Mentarang Induk Hydroelectric Power Plant (Indonesian: Pembangkit Listrik Tenaga Air Mentarang Induk), commonly abbreviated as MIHEP, is a 1,375 MW hydroelectric power project under development on the Mentarang River in Malinau Regency, North Kalimantan, Indonesia. The project is being developed by PT Kayan Hydropower Nusantara (KHN), a joint venture owned by AlamTri Resources (50%), Sarawak Energy (25%), and PT Kayan Patria Pratama (25).

MIHEP is intended to provide renewable baseload electricity primarily to the KIPI Tanah Kuning, one of Indonesia's largest industrial development zones focusing on green metals, nickel processing, and aluminium smelting.

== Background ==
North Kalimantan has been identified as one of Indonesia's richest hydropower regions, with potential exceeding 9 GW across the Kayan and Mentarang river basins.

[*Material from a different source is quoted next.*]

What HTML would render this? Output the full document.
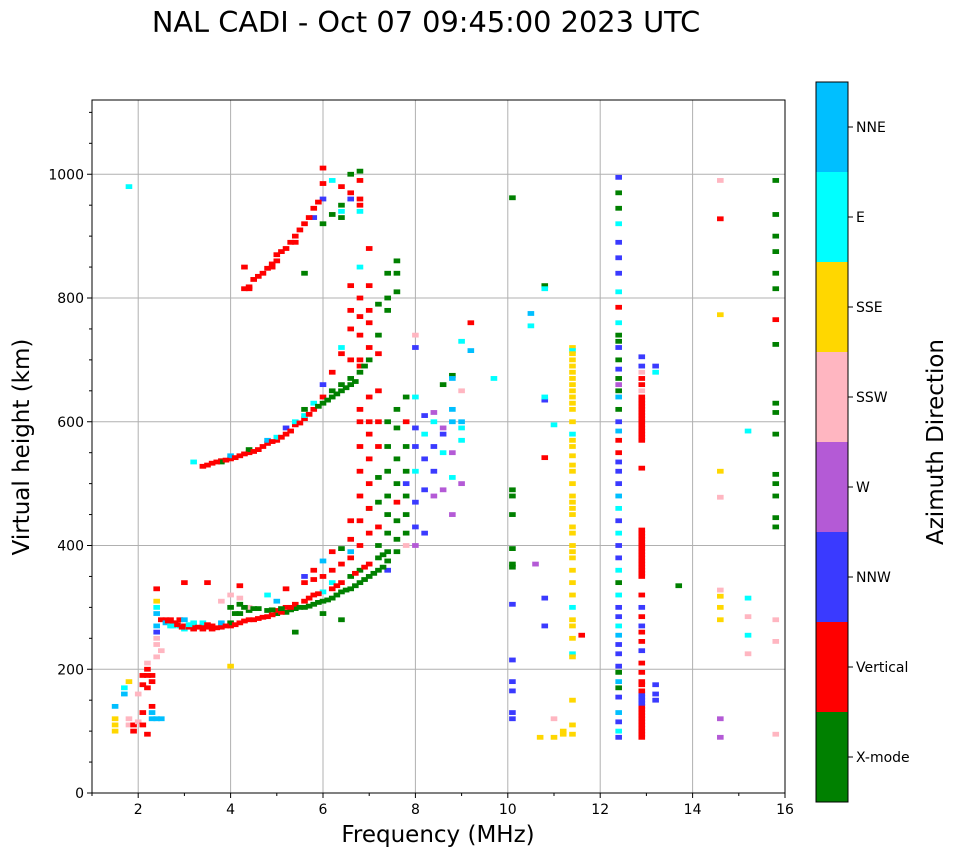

Development of MIHEP accelerated after the Indonesian government prioritized KIPI as a strategic national project requiring long-term renewable power supply.

== Project Description ==
The project has an installed capacity of 1,375 MW and will use a combination of dam and reservoir-regulated run-of-river hydropower. Major project components include:
- Main dam and diversion tunnel
- Powerhouse complex
- High-voltage 275–500 kV transmission line to KIPI
- Access roads and auxiliary civil works

Estimated annual electricity generation is 8–9 TWh, depending on hydrological conditions.

== Developers and Ownership ==
As of 2025, ownership of PT Kayan Hydropower Nusantara is as follows:
- 50% – PT Alamtri Resources Indonesia Tbk (ADRO)
- 25% – Sarawak Energy Berhad
- 25% – PT Kayan Patria Pratama

Early development previously involved Sarang Energy Group, though ownership shifted as new investors joined.

== Construction ==
A ceremonial groundbreaking was held on 1 March 2023. Initial works, including access road preparation, began in 2023–2024.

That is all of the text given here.